What to work on:
Wherever a line below holds the word "this", copy that line.

Available data:
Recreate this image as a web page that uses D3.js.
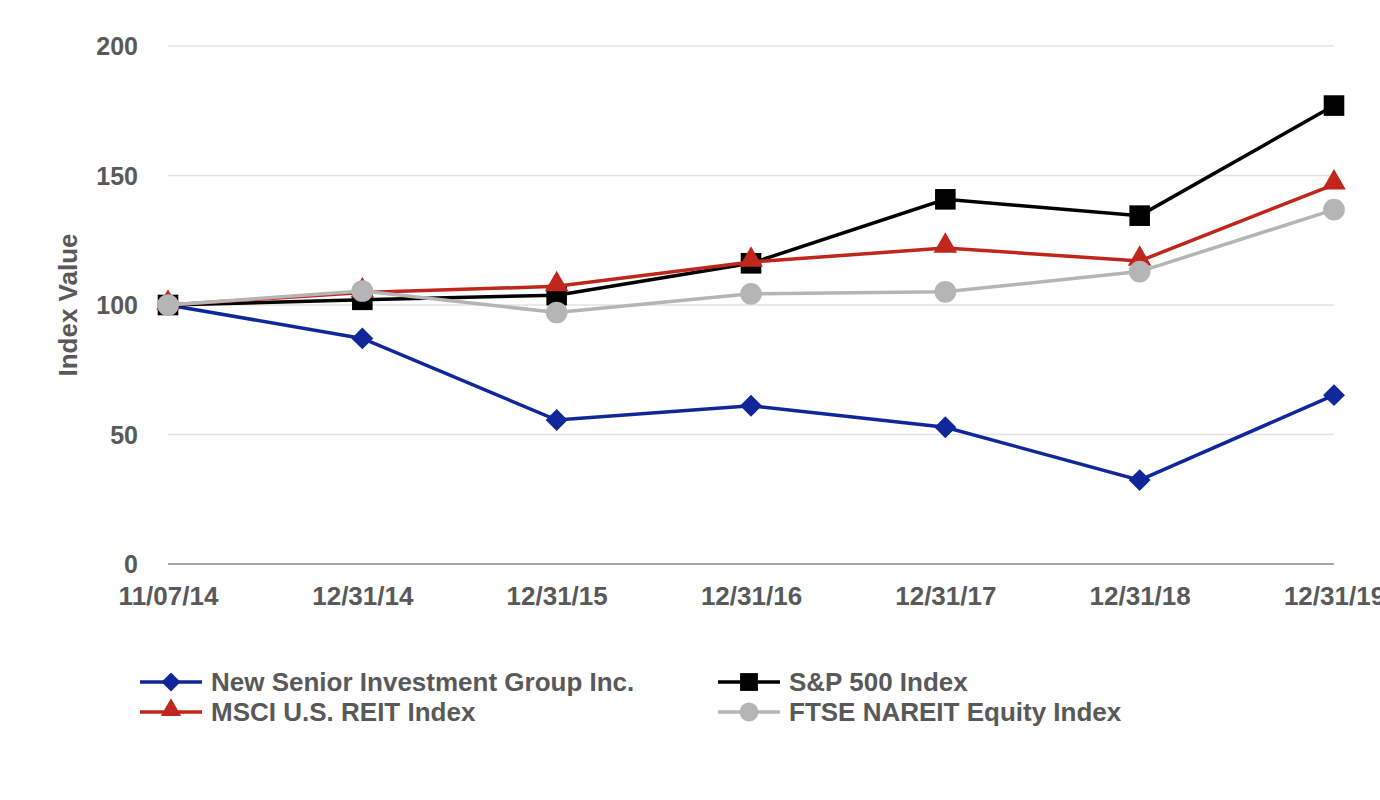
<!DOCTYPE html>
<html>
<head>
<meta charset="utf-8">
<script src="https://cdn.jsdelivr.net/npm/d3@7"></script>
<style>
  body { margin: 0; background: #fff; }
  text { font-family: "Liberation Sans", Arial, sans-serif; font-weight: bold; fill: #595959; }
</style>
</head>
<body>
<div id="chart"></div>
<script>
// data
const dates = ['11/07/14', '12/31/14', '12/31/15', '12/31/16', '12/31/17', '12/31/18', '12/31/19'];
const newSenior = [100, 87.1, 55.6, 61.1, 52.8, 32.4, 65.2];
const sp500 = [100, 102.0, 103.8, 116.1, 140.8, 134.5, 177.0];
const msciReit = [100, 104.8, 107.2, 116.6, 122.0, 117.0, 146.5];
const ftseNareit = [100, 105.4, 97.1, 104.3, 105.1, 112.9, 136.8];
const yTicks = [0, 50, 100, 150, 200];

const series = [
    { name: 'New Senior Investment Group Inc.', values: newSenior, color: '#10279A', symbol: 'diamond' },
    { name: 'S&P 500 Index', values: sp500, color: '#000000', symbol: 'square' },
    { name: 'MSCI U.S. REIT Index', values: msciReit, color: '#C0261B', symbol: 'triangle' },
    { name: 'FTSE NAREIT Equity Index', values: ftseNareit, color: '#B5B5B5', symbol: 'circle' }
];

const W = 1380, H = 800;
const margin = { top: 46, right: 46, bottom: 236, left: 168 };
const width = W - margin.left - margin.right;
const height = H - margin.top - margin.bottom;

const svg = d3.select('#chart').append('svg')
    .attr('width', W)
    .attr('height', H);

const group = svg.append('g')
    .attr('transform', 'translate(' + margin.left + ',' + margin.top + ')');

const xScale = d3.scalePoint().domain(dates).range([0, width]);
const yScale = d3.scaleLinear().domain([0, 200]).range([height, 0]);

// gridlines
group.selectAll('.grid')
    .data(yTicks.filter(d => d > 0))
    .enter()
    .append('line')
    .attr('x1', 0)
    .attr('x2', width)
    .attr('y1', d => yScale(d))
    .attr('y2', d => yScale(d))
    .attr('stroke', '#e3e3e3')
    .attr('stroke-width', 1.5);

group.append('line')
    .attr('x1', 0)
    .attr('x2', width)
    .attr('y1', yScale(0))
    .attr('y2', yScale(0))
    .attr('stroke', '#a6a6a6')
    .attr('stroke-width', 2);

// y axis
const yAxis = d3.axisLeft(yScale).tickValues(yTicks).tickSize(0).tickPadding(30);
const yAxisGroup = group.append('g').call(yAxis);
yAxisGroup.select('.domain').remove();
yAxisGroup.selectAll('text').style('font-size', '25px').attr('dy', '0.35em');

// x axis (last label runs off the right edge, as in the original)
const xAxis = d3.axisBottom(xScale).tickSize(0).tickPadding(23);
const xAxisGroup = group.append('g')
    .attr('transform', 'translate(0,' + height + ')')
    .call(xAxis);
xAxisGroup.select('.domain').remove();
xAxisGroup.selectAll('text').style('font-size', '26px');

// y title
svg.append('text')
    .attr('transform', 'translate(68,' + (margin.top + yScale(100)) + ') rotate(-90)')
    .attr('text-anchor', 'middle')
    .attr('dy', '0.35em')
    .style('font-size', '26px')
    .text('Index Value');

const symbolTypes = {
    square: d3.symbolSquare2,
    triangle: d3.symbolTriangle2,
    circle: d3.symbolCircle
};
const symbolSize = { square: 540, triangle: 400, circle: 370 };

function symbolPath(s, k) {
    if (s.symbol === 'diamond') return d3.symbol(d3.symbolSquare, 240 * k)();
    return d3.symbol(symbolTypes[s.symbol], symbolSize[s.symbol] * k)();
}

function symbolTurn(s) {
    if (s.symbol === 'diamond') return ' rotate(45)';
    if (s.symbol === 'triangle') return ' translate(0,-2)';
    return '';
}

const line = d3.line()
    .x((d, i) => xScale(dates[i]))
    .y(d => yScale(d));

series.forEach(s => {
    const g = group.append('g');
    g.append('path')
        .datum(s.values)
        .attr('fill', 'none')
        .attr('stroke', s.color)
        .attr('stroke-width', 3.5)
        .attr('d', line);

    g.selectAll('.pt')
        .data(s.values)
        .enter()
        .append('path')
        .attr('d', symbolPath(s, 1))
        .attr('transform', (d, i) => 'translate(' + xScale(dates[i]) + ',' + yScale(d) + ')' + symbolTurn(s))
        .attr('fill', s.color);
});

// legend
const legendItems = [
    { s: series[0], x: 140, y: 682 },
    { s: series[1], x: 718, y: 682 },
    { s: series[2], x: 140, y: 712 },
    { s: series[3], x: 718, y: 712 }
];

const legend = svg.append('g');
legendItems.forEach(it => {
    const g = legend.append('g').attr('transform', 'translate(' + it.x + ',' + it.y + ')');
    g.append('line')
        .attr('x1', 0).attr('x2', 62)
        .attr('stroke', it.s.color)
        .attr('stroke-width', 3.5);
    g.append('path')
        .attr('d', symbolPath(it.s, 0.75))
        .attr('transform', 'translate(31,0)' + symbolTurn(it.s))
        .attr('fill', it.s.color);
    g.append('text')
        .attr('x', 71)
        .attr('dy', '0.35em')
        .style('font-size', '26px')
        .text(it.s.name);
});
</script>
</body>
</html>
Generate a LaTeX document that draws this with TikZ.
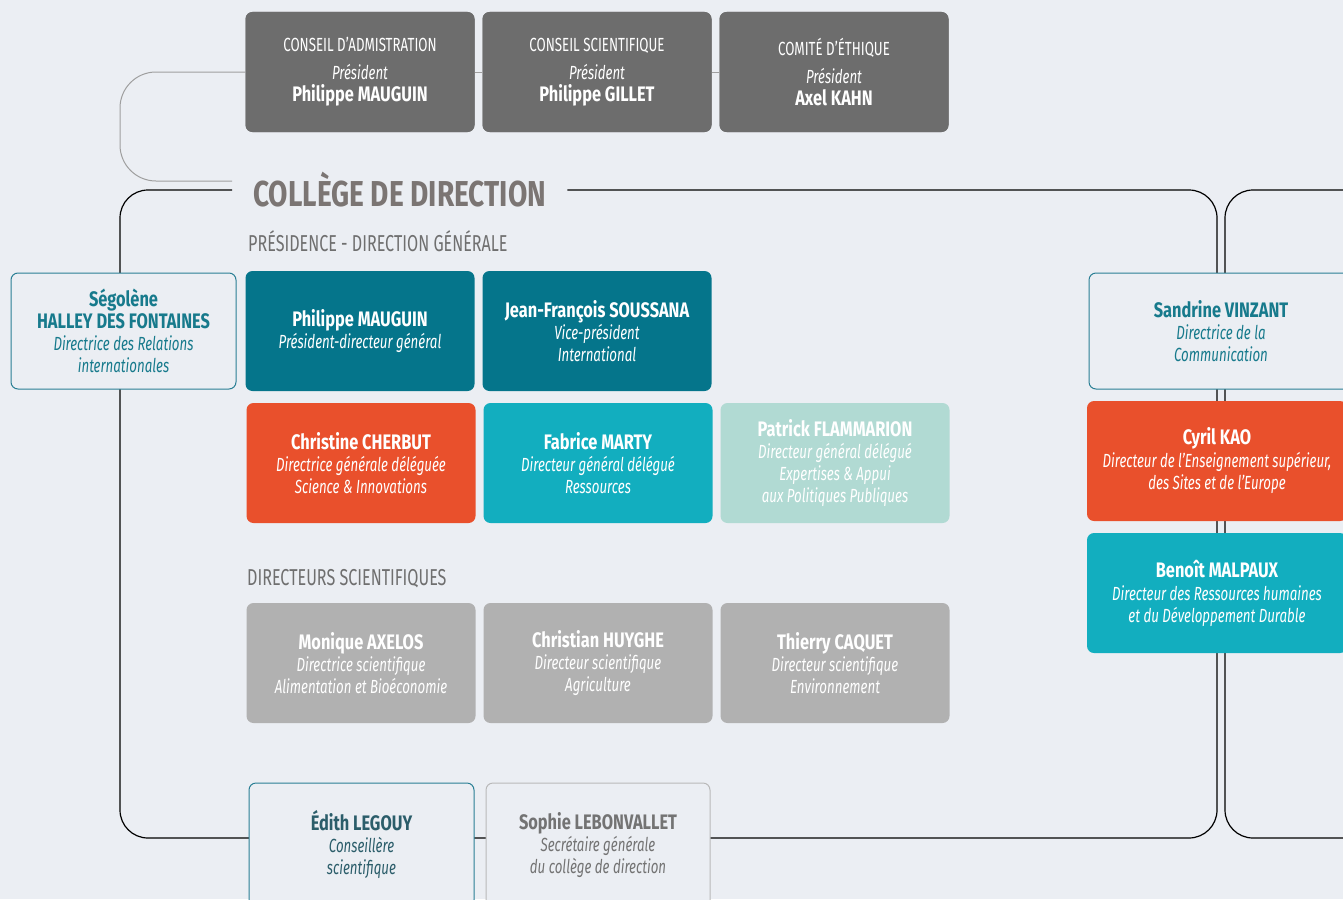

Answer below:
Recreate this image as a web page that uses D3.js.
Generate a LaTeX document that draws this with TikZ.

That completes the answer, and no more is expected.